Friday, August 04, 2006

Motel Row on Lincoln Ave.... Ongoing Saga

I usually like to comment on these stories rather than cut and paste... but it's late and I spent half the day cleaning my new listing (never forget where you came from!). Anywho, I live near this area of motels... and have for a good part of my life wondered how they stuck around. See ya! They had about 10 positive years.

There are a few good links to the history of this stretch of Lincoln Ave... gotta find them. But the point here is, Lincoln Avenue, North of Foster, continues to be nuts with new construction development.

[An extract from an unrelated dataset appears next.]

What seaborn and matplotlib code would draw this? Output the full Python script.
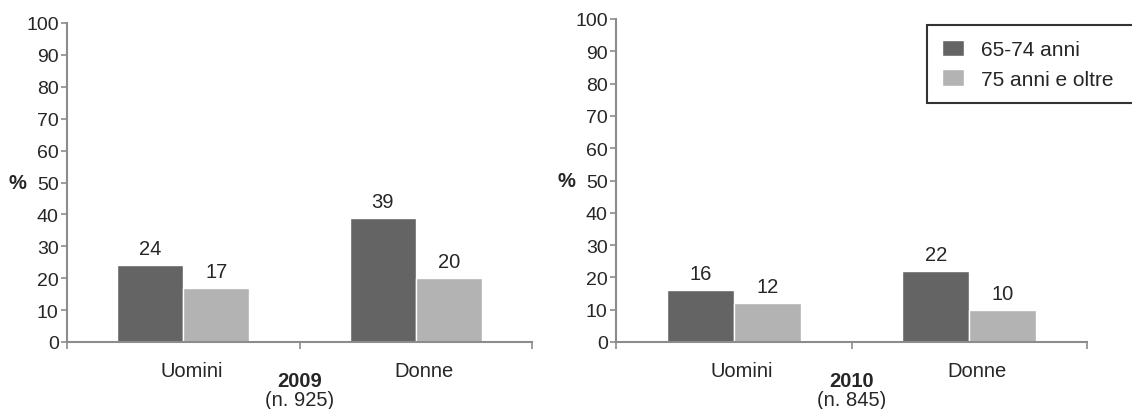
import pandas as pd
import matplotlib
matplotlib.use('Agg')
import matplotlib.pyplot as plt
import matplotlib.transforms as mtransforms
import seaborn as sns

sns.set_style('white')
plt.rcParams['font.family'] = ['Liberation Sans', 'DejaVu Sans']

# data
categorie = ['Uomini', 'Donne']
eta = ['65-74 anni', '75 anni e oltre']
anni = ['2009', '2010']
campione = ['(n. 925)', '(n. 845)']
val_2009_giovani = [24, 39]
val_2009_anziani = [17, 20]
val_2010_giovani = [16, 22]
val_2010_anziani = [12, 10]

colors = ['#646464', '#b3b3b3']
axis_col = '#8c8c8c'
W, H = 1132, 410


def make_df(giovani, anziani):
    rows = []
    for c, g, a in zip(categorie, giovani, anziani):
        rows.append({'sesso': c, 'eta': eta[0], 'valore': g})
        rows.append({'sesso': c, 'eta': eta[1], 'valore': a})
    return pd.DataFrame(rows)


dati = [make_df(val_2009_giovani, val_2009_anziani),
        make_df(val_2010_giovani, val_2010_anziani)]

fig = plt.figure(figsize=(W / 100, H / 100), dpi=100)
ax1 = fig.add_axes([67 / W, (H - 343) / H, 465 / W, 319 / H])
ax2 = fig.add_axes([616 / W, (H - 343) / H, 471 / W, 323 / H])

for ax, df, anno, n in zip([ax1, ax2], dati, anni, campione):
    sns.barplot(data=df, x='sesso', y='valore', hue='eta', palette=colors,
                width=0.568, saturation=1, ax=ax, legend=(ax is ax2))
    for cont in ax.containers:
        ax.bar_label(cont, fmt='%d', padding=5, fontsize=14.5)
    ax.set_ylim(0, 100)
    ax.set_xlim(-0.5, 1.5)
    ax.set_yticks(range(0, 101, 10))
    ax.tick_params(axis='y', labelsize=14, length=4, width=1.2,
                   color=axis_col, pad=2, left=True)
    ax.set_xticks([0, 1])
    ax.set_xticklabels(categorie, fontsize=14.5)
    ax.tick_params(axis='x', which='major', length=0, pad=14)
    ax.set_xticks([-0.5, 0.5, 1.5], minor=True)
    ax.tick_params(axis='x', which='minor', length=5, width=1.2,
                   color=axis_col, bottom=True)
    shift = mtransforms.ScaledTranslation(8 / 100, 0, fig.dpi_scale_trans)
    for lab in ax.get_xticklabels():
        lab.set_transform(lab.get_transform() + shift)
    for s in ['top', 'right']:
        ax.spines[s].set_visible(False)
    for s in ['left', 'bottom']:
        ax.spines[s].set_color(axis_col)
        ax.spines[s].set_linewidth(1.5)
    ax.set_xlabel('')
    ax.set_ylabel('')
    # "%" label next to the 50 tick
    ax.annotate('%', xy=(0, 0.5), xycoords='axes fraction',
                xytext=(-50, 0), textcoords='offset pixels',
                ha='center', va='center', fontsize=14.5, fontweight='bold')
    ax.annotate(anno, xy=(0.5, 0), xycoords='axes fraction',
                xytext=(0, -39), textcoords='offset pixels',
                ha='center', va='center', fontsize=14.5, fontweight='bold')
    ax.annotate(n, xy=(0.5, 0), xycoords='axes fraction',
                xytext=(0, -58), textcoords='offset pixels',
                ha='center', va='center', fontsize=14.5)

leg = ax2.legend(loc='upper left',
                 bbox_to_anchor=(927 / W, (H - 102) / H, 240 / W, 76 / H),
                 bbox_transform=fig.transFigure, mode='expand',
                 fontsize=15, frameon=True, fancybox=False,
                 borderaxespad=0, borderpad=0.7,
                 handlelength=1.06, handleheight=0.82, handletextpad=0.85,
                 labelspacing=0.5, title=None)
leg.get_frame().set_edgecolor('black')
leg.get_frame().set_linewidth(1.5)

fig.savefig('out.png', dpi=100)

It's a great place to live if you don't need the train and like the option of visiting Lincoln Square or the more surburban Lincolnwood... both within 5 minutes.

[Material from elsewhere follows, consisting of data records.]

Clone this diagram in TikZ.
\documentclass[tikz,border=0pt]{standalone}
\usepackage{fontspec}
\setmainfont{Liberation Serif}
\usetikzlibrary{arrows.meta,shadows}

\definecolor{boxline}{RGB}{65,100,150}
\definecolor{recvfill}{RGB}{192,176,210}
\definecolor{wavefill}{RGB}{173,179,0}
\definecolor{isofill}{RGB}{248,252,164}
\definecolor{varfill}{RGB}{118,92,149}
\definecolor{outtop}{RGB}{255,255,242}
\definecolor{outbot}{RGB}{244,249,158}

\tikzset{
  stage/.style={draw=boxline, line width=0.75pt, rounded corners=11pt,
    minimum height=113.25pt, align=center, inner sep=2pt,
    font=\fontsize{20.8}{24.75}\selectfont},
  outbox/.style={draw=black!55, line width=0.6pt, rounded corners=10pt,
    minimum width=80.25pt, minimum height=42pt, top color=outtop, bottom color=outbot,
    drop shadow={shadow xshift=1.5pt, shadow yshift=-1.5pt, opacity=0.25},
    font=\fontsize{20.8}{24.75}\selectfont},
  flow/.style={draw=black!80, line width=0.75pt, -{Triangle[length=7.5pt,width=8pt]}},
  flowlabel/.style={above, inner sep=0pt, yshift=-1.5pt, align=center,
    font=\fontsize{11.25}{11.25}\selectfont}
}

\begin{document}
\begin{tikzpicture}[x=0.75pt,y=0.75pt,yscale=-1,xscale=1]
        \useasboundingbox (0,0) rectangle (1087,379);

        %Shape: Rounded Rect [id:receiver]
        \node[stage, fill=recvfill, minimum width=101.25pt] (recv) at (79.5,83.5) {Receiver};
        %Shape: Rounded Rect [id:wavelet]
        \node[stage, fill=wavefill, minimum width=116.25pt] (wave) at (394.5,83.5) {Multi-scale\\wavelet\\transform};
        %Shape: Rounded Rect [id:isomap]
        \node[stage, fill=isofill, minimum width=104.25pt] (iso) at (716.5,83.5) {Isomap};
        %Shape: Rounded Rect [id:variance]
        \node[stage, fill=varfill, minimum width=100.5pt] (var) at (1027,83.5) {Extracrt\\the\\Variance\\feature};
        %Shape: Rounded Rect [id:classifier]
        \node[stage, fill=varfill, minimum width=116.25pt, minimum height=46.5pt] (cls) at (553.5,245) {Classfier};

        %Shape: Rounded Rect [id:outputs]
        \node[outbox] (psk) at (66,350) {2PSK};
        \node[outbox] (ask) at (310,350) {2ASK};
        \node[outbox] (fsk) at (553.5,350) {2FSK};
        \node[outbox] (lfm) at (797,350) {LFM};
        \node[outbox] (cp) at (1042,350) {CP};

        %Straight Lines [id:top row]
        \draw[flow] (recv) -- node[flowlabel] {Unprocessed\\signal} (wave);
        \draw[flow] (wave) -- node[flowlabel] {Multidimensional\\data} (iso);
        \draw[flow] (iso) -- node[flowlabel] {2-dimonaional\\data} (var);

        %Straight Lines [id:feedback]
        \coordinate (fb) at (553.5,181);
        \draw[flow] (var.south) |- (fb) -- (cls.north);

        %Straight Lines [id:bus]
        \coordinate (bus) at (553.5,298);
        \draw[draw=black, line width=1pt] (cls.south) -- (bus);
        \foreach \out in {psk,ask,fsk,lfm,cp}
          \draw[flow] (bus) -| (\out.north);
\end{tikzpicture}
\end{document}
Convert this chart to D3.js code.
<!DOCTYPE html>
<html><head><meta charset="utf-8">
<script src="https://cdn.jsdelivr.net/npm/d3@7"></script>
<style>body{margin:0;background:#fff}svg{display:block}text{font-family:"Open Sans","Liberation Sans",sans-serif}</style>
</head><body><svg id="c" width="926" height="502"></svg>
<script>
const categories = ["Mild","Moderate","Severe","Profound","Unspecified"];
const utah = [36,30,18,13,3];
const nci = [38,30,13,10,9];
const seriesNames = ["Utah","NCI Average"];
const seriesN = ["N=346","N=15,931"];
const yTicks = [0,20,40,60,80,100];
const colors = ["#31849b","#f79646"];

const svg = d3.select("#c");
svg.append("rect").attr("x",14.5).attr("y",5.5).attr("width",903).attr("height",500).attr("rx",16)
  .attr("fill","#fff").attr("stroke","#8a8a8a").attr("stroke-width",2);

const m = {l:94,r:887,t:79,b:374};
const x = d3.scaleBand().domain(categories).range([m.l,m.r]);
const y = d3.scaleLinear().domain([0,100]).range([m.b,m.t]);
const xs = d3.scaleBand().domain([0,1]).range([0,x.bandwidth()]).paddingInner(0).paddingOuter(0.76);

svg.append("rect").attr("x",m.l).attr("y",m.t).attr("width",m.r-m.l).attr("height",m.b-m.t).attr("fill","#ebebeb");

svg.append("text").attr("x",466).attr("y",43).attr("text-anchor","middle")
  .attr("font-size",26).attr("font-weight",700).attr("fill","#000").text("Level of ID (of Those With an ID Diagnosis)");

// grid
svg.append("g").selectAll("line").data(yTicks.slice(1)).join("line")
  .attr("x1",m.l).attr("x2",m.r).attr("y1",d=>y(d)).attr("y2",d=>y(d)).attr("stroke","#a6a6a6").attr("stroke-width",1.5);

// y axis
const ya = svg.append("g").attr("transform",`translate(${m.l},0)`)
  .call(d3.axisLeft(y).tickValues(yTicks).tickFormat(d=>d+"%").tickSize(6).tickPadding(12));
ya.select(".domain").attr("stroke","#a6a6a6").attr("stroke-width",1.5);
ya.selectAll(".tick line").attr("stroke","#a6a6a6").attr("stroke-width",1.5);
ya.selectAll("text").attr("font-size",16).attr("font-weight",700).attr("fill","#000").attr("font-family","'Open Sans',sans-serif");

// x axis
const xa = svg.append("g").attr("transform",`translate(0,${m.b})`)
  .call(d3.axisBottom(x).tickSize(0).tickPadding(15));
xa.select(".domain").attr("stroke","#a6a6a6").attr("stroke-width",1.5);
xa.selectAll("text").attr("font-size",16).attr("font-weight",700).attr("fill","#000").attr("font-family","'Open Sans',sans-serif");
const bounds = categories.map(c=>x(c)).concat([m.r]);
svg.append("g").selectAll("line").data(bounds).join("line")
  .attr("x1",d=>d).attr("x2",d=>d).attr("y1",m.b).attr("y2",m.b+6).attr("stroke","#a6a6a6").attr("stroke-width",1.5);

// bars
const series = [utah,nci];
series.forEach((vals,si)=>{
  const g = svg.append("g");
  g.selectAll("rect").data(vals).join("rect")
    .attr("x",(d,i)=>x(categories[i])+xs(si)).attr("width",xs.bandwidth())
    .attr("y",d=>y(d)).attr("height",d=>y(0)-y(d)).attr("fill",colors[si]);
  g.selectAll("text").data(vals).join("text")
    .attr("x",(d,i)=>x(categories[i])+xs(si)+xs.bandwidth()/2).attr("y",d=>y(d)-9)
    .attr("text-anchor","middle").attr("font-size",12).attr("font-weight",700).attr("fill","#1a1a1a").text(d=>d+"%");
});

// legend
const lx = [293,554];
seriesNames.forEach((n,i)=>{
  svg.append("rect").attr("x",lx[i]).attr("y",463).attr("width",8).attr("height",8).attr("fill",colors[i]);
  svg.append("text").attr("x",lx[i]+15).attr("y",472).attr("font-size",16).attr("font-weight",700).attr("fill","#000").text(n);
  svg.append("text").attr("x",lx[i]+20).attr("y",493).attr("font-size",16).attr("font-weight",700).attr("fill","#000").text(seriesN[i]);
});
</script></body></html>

Another Lincoln Avenue motel faces demolition
(Crain’s) —

The Stars will fall in September.
Demolition on the Stars Motel, which evokes both nostalgia and nausea for proponents of redevelopment for the famed Motel Row along North Lincoln Avenue, has been scheduled for Sept. 1 to make way for Village Center, a five-story condo building.

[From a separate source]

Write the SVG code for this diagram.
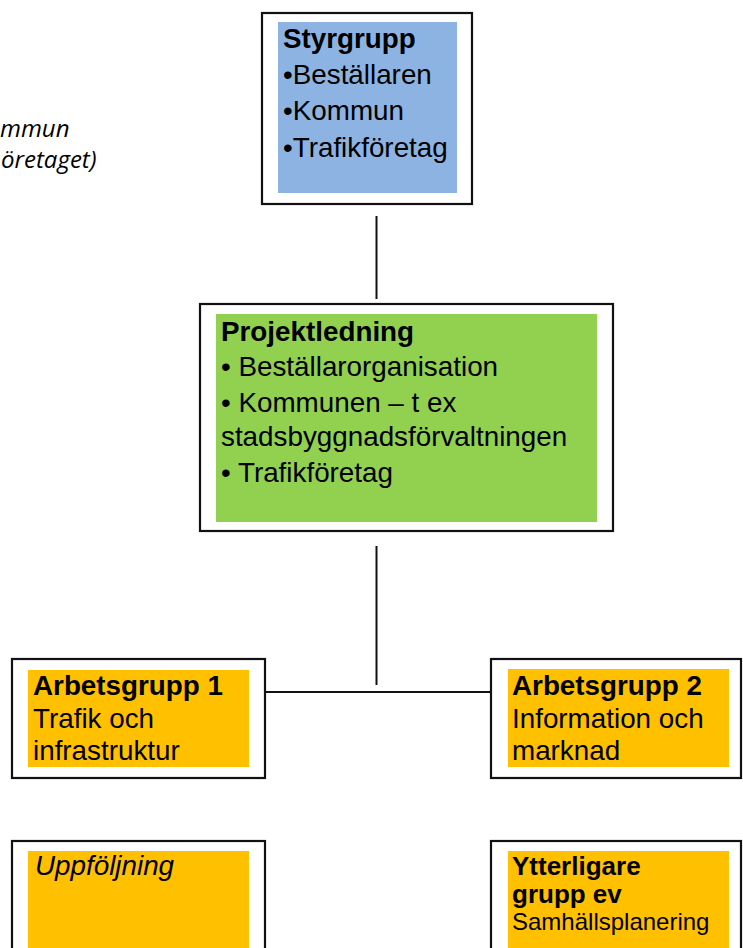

Michael Schwartz and Scott Schiller, owners of S&S Home Builders LLC who are developing Village Center, said they have an Aug. 11 closing date scheduled for their purchase of the motel at 6100 N. Lincoln Ave. They’ll bring in the bulldozers shortly after taking possession.
“We certainly don’t intend to operate it as a motel,” Mr. Schwartz said. “We could never rehab the hotel into a condo.”

They’ve put the motel’s neon sign up on Ebay with a starting price of $500. There were no bidders as of Wednesday afternoon and the auction is scheduled to end Saturday night.
“The difficulty with the sign is that it is extremely large and difficult to move,” Mr. Schwartz said. “It is a cash and carry sale.”

The 54-room Stars Motel will be the fourth motel between Foster and Devon avenues to fall in recent years. More than a dozen motels used to dot that stretch of North Lincoln Avenue when the road served as the main artery between Chicago and Milwaukee, but now community and city officials would rather see the area gentrify.

“It’s been a disincentive for progress in our area to have them here,” said Mimi Acciari, executive director for the Lincoln Bend Chamber of Commerce. “We’re happy to see progress.”
Related story: A row on Motel Row

While the Riverside Motel, Spa Motel and Acres Motel were all taken by eminent domain, the Stars’ owners decided to put their property up for sale. Mr. Schwartz said he paid between $2 million and $3 million for the Stars Motel and has tried unsuccessfully to buy other motels along the strip.

Manu Patel, who has owned the Apache Motel at 5535 N. Lincoln Ave. for 19 years, said he is approached about once a month by someone offering to buy his property. He always turns them down. “This is a good business for us,” Mr. Patel said of running the motel. “There is nothing else I know how to do.”